Monthly musings of the naughtily nice kind

I’ve always known I’d be the sort of old woman who falls over, partly because I was the sort of young woman who fell over. At 19, I was drunk enough to keel over after two glasses of white wine, and vowed never to drink again. Soon afterwards I did become teetotal, for different reasons (migraine – now a distant memory). But my tendency to topple over continued. I think it’s to do with ambition. Even now I foolishly try to stride along the garden path at 20mph carrying an armful of laundry and forgetting the rake I left there earlier.

I always try to fall over without interrupting the flow of conversation, because I don’t want to upset anyone. I head-butted a parking meter once while saying goodbye to a friend, looking over my shoulder, not where I was going. The cracked head was agonising, but I cheerily waved and marched off, assuring them I was ‘completely all right!’. I waited until I was out of sight before giving into a howl of pain – a silent one, of course, as there were still people about. So British, somehow.

In terms of falling, I am twinned with Joe Biden, although he’s even older than me. Joe can’t sprint up the aeroplane steps without tripping and collapsing like a broken marionette, which is a gift to his political enemies. ‘Is this man fit to lead the Free World?’ they pontificate. There’s nothing wrong with being ruled by feeble old men and women. The macho Russian President liked to show off his pecs and abs bare chested, on horseback – and where did that get us?

There is something shocking about seeing a public figure fall over, though. Cosmopolitan have got a website compilation of celebs tripping and sprawling. (Recommended). The undisputed champ has got to be Lady Gaga, who is regularly upended by her own far-fetched couture: ostrich feathers, dangling chains, Ikea wardrobes, seven-inch flashing heels, etc.

Nowadays, I only wear sensible laced-up boots, but I do live in an area of Outstanding Uneven Stoniness, and I was walking the dogs the other day, swinging my virtuous poo-bag and admiring the landscape, when my ankle buckled and I lurched off horizontally like an Exocet missile. The poo bag flew up into the air like an event from Satan’s Olympics, landing harmlessly, thank God – i.e. not on my head. I, however, did land on my head – my eye socket. (Not recommended). Immediately the sheepdog came up to me and sniffed my face, as if to say, ‘Do you require anything? Shall I lick your face, or perhaps dig a grave?’ The other dog – my adored terrier – showed no interest at all, just wandered off sniffing the verge.

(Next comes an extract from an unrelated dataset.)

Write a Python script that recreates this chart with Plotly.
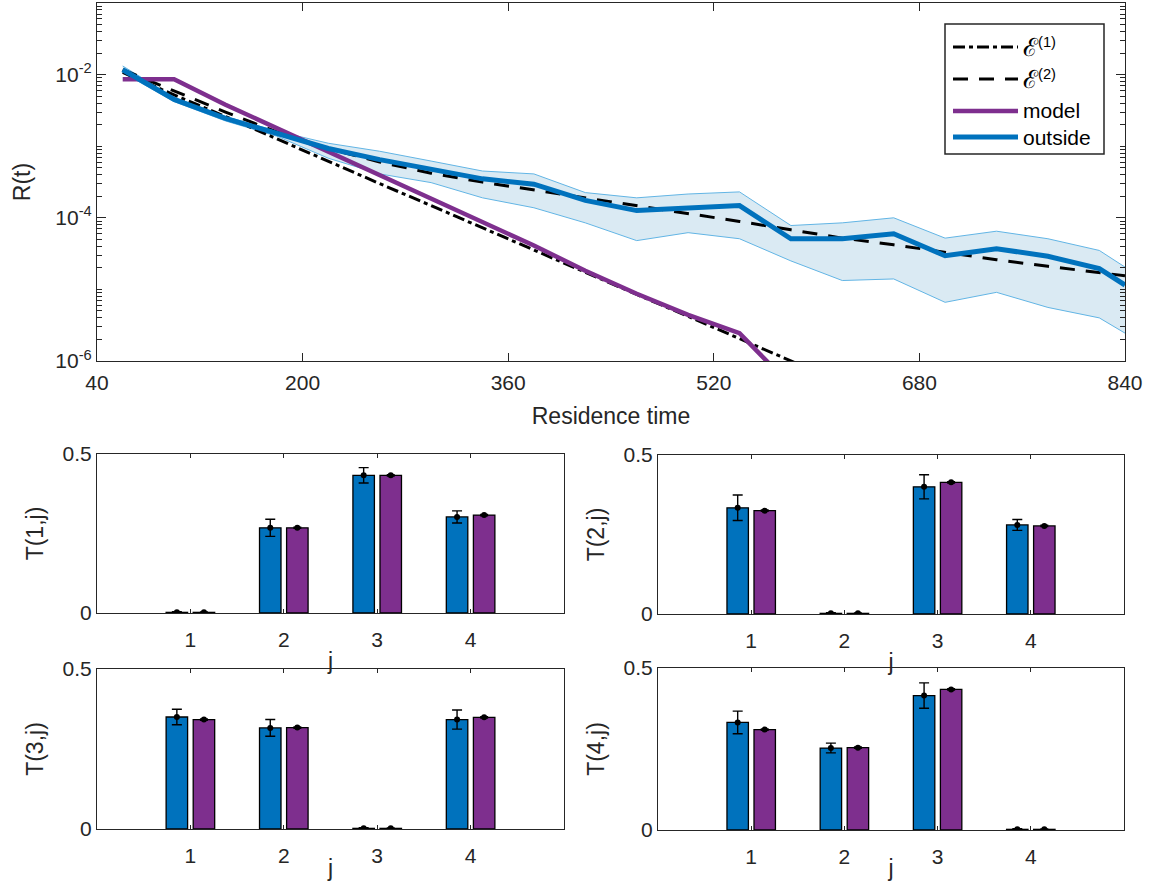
import plotly.graph_objects as go

# ---------------- data: residence-time distribution ----------------
t = [60, 100, 140, 180, 220, 260, 300, 340, 380, 420, 460, 500, 540,
     580, 620, 660, 700, 740, 780, 820, 840]
outside = [1.17e-2, 4.5e-3, 2.45e-3, 1.5e-3, 9.3e-4, 6.5e-4, 4.8e-4, 3.5e-4, 2.95e-4,
           1.75e-4, 1.26e-4, 1.38e-4, 1.48e-4, 5.1e-5, 5.1e-5, 6.0e-5, 2.95e-5,
           3.7e-5, 2.9e-5, 1.95e-5, 1.15e-5]
outside_hi = [1.32e-2, 4.8e-3, 2.6e-3, 1.62e-3, 1.1e-3, 8.5e-4, 6.2e-4, 4.5e-4, 4.1e-4,
              2.25e-4, 1.9e-4, 2.15e-4, 2.3e-4, 7.8e-5, 8.5e-5, 1.0e-4, 5.2e-5,
              6.5e-5, 5.1e-5, 3.5e-5, 2.05e-5]
outside_lo = [1.07e-2, 4.2e-3, 2.25e-3, 1.38e-3, 6.8e-4, 4.1e-4, 3.1e-4, 1.9e-4, 1.38e-4,
              8.5e-5, 4.8e-5, 6.2e-5, 5.1e-5, 2.5e-5, 1.33e-5, 1.4e-5, 6.6e-6,
              9.1e-6, 5.6e-6, 4.0e-6, 2.45e-6]
t_model = [60, 100, 140, 180, 220, 260, 300, 340, 380, 420, 460, 500, 540, 580]
model = [8.6e-3, 8.6e-3, 3.8e-3, 1.78e-3, 8.3e-4, 4.0e-4, 1.86e-4, 8.7e-5, 4.1e-5,
         1.82e-5, 8.7e-6, 4.4e-6, 2.45e-6, 4.5e-7]
t_e1 = [60, 100, 140, 180, 220, 260, 300, 340, 380, 420, 460, 500, 540, 580, 620]
e1 = [1.07e-2, 5.2e-3, 2.6e-3, 1.26e-3, 6.2e-4, 3.0e-4, 1.48e-4, 7.2e-5, 3.55e-5,
      1.74e-5, 8.5e-6, 4.2e-6, 2.05e-6, 1.0e-6, 4.9e-7]
e2 = [1.17e-2, 6.0e-3, 3.0e-3, 1.58e-3, 9.3e-4, 6.0e-4, 4.2e-4, 3.15e-4, 2.45e-4,
      1.9e-4, 1.5e-4, 1.17e-4, 8.9e-5, 6.8e-5, 5.2e-5, 4.2e-5, 3.3e-5, 2.6e-5,
      2.1e-5, 1.7e-5, 1.55e-5]
legend_labels = ["<span style='font-size:25px'>ℰ</span><sup>(1)</sup>",
                 "<span style='font-size:25px'>ℰ</span><sup>(2)</sup>",
                 "model", "outside"]

# ---------------- data: transition matrices ----------------
j = [1, 2, 3, 4]
T_out = [[0.002, 0.268, 0.433, 0.302],
         [0.334, 0.002, 0.400, 0.280],
         [0.350, 0.316, 0.002, 0.342],
         [0.332, 0.253, 0.415, 0.002]]
T_out_err = [[0.002, 0.027, 0.024, 0.019],
             [0.040, 0.002, 0.038, 0.017],
             [0.024, 0.026, 0.002, 0.030],
             [0.035, 0.015, 0.039, 0.002]]
T_mod = [[0.002, 0.268, 0.433, 0.308],
         [0.325, 0.002, 0.414, 0.277],
         [0.342, 0.317, 0.002, 0.349],
         [0.310, 0.254, 0.434, 0.002]]
T_mod_err = [[0.001, 0.002, 0.002, 0.002],
             [0.002, 0.001, 0.002, 0.002],
             [0.002, 0.002, 0.001, 0.002],
             [0.002, 0.002, 0.002, 0.001]]

BLUE = "#0072BD"
PURPLE = "#7E2F8E"
AX = "#262626"
FONT = "Liberation Sans, Arial, Helvetica, sans-serif"
W, H = 1153, 881
E1_DASH = "12px,4px,4px,4px"
E2_DASH = "15px,11px"

fig = go.Figure()

# ---------------- top panel ----------------
fig.add_trace(go.Scatter(x=t, y=outside_lo, mode="lines",
                         line=dict(color="#62B5E5", width=1), showlegend=False,
                         hoverinfo="skip", xaxis="x", yaxis="y"))
fig.add_trace(go.Scatter(x=t, y=outside_hi, mode="lines", fill="tonexty",
                         fillcolor="rgba(166,206,227,0.42)",
                         line=dict(color="#62B5E5", width=1), showlegend=False,
                         hoverinfo="skip", xaxis="x", yaxis="y"))
fig.add_trace(go.Scatter(x=t_e1, y=e1, mode="lines", name="E(1)",
                         line=dict(color="black", width=3, dash=E1_DASH),
                         showlegend=False, xaxis="x", yaxis="y"))
fig.add_trace(go.Scatter(x=t, y=e2, mode="lines", name="E(2)",
                         line=dict(color="black", width=3, dash=E2_DASH),
                         showlegend=False, xaxis="x", yaxis="y"))
fig.add_trace(go.Scatter(x=t_model, y=model, mode="lines", name="model",
                         line=dict(color=PURPLE, width=4.5),
                         showlegend=False, xaxis="x", yaxis="y"))
fig.add_trace(go.Scatter(x=t, y=outside, mode="lines", name="outside",
                         line=dict(color=BLUE, width=5),
                         showlegend=False, xaxis="x", yaxis="y"))


def px_x(a, b):
    return [a / W, b / W]


def px_y(top, bottom):
    return [1 - bottom / H, 1 - top / H]


# minor tick positions for log axis
minor_vals = []
for e in range(-6, -1):
    for m in range(1, 10):
        minor_vals.append(m * 10.0 ** e)
minor_vals.append(0.1)

layout = dict(
    width=W, height=H,
    margin=dict(l=0, r=0, t=0, b=0),
    paper_bgcolor="white", plot_bgcolor="white",
    font=dict(family=FONT, size=21, color=AX),
    barmode="group",
    showlegend=False,
    xaxis=dict(domain=px_x(97, 1125), range=[40, 840], anchor="y", automargin=False,
               tickvals=[40, 200, 360, 520, 680, 840],
               ticks="inside", ticklen=8, tickcolor=AX, mirror="allticks",
               showline=True, linecolor=AX, linewidth=1.2, showgrid=False,
               zeroline=False, tickfont=dict(size=21), ticklabelstandoff=3,
               title=dict(text="Residence time", font=dict(size=23), standoff=14)),
    yaxis=dict(domain=px_y(3, 361), type="log", range=[-6, -1], anchor="x",
               automargin=False,
               tickvals=[1e-6, 1e-4, 1e-2],
               ticktext=["10<sup>-6</sup>", "10<sup>-4</sup>", "10<sup>-2</sup>"],
               ticks="inside", ticklen=9, tickcolor=AX, mirror="allticks",
               showline=True, linecolor=AX, linewidth=1.2, showgrid=False,
               zeroline=False, tickfont=dict(size=21),
               minor=dict(tickvals=minor_vals, ticks="inside", ticklen=5,
                          tickcolor=AX, showgrid=False),
               title=dict(text="R(t)", font=dict(size=23), standoff=18)),
)

# ---------------- manual legend (box, samples, labels) ----------------
shapes = [dict(type="rect", xref="paper", yref="paper",
               x0=945 / W, x1=1104 / W, y0=1 - 154 / H, y1=1 - 24 / H,
               line=dict(color=AX, width=1.5), fillcolor="white", layer="above")]
annotations = []
leg_rows = [47, 79, 111, 137]
leg_styles = [dict(color="black", width=3, dash=E1_DASH),
              dict(color="black", width=3, dash=E2_DASH),
              dict(color=PURPLE, width=4.5),
              dict(color=BLUE, width=5)]
for yy, st, lab in zip(leg_rows, leg_styles, legend_labels):
    shapes.append(dict(type="line", xref="paper", yref="paper",
                       x0=953 / W, x1=1018 / W, y0=1 - yy / H, y1=1 - yy / H,
                       line=st, layer="above"))
    annotations.append(dict(text=lab, xref="paper", yref="paper", x=1021 / W,
                            y=1 - yy / H, xanchor="left", yanchor="middle",
                            showarrow=False,
                            font=dict(family=FONT, size=21, color="black")))

# ---------------- bar panels ----------------
panels = [  # (left, right, top, bottom) in pixels
    (97, 564, 454, 613),
    (658, 1124, 455, 614),
    (97, 564, 669, 829),
    (658, 1124, 668, 830),
]
BAR_W = 0.23
SHIFT = 0.145

for i in range(4):
    k = i + 2
    xa, ya = f"x{k}", f"y{k}"
    fig.add_trace(go.Bar(x=j, y=T_out[i], width=BAR_W, offset=-SHIFT - BAR_W / 2,
                         marker=dict(color=BLUE, line=dict(color="black", width=1.3)),
                         showlegend=False, xaxis=xa, yaxis=ya))
    fig.add_trace(go.Bar(x=j, y=T_mod[i], width=BAR_W, offset=SHIFT - BAR_W / 2,
                         marker=dict(color=PURPLE, line=dict(color="black", width=1.3)),
                         showlegend=False, xaxis=xa, yaxis=ya))
    fig.add_trace(go.Scatter(x=[v - SHIFT for v in j], y=T_out[i], mode="markers",
                             marker=dict(color="black", size=6),
                             error_y=dict(type="data", array=T_out_err[i], color="black",
                                          thickness=1.4, width=5),
                             showlegend=False, xaxis=xa, yaxis=ya))
    fig.add_trace(go.Scatter(x=[v + SHIFT for v in j], y=T_mod[i], mode="markers",
                             marker=dict(color="black", size=6),
                             error_y=dict(type="data", array=T_mod_err[i], color="black",
                                          thickness=1.4, width=4),
                             showlegend=False, xaxis=xa, yaxis=ya))
    l, r, tp, bt = panels[i]
    layout[f"xaxis{k}"] = dict(domain=px_x(l, r), range=[0, 5], anchor=ya,
                               automargin=False,
                               tickvals=j, ticks="inside", ticklen=4, tickcolor=AX,
                               mirror="allticks", showline=True, linecolor=AX,
                               linewidth=1.2, showgrid=False, zeroline=False,
                               tickfont=dict(size=21), ticklabelstandoff=8,
                               title=dict(text="j", font=dict(size=23), standoff=2))
    layout[f"yaxis{k}"] = dict(domain=px_y(tp, bt), range=[0, 0.5], anchor=xa,
                               automargin=False,
                               tickvals=[0, 0.5], ticktext=["0", "0.5"],
                               ticks="inside", ticklen=4, tickcolor=AX,
                               mirror="allticks", showline=True, linecolor=AX,
                               linewidth=1.2, showgrid=False, zeroline=False,
                               tickfont=dict(size=21),
                               title=dict(text=f"T({i + 1},j)", font=dict(size=23),
                                          standoff=12))

layout["shapes"] = shapes
layout["annotations"] = annotations
fig.update_layout(**layout)
fig.write_html("out.html",
               config={"displayModeBar": False},
               post_script="document.body.style.margin='0';"
                           "document.body.style.overflow='hidden';")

Completely uncaring. Although he might have been doing that teenage thing of trying to ignore your parent when they are behaving foolishly. My mother fell downstairs in Cavendish House once, when I was about nine, grabbed me and dragged me down with her with a tremendous attention-seeking clatter. I didn’t forgive her for about 40 years.

Anyway, I’ve acquired a massive shiner, my neck is cricked, and to cap it all my kneecap is, well, kneecapped. This injury coincided with the arrival of the swallows, when I normally stand enthralled gazing into the sky as they wheel above. At the moment I can’t lift my eyes from the ground in front of me. The swallows must think I’m sulking. I’m going to be a swallow in my next life. You never see them tripping and sprawling and embarrassing their chicks, do you?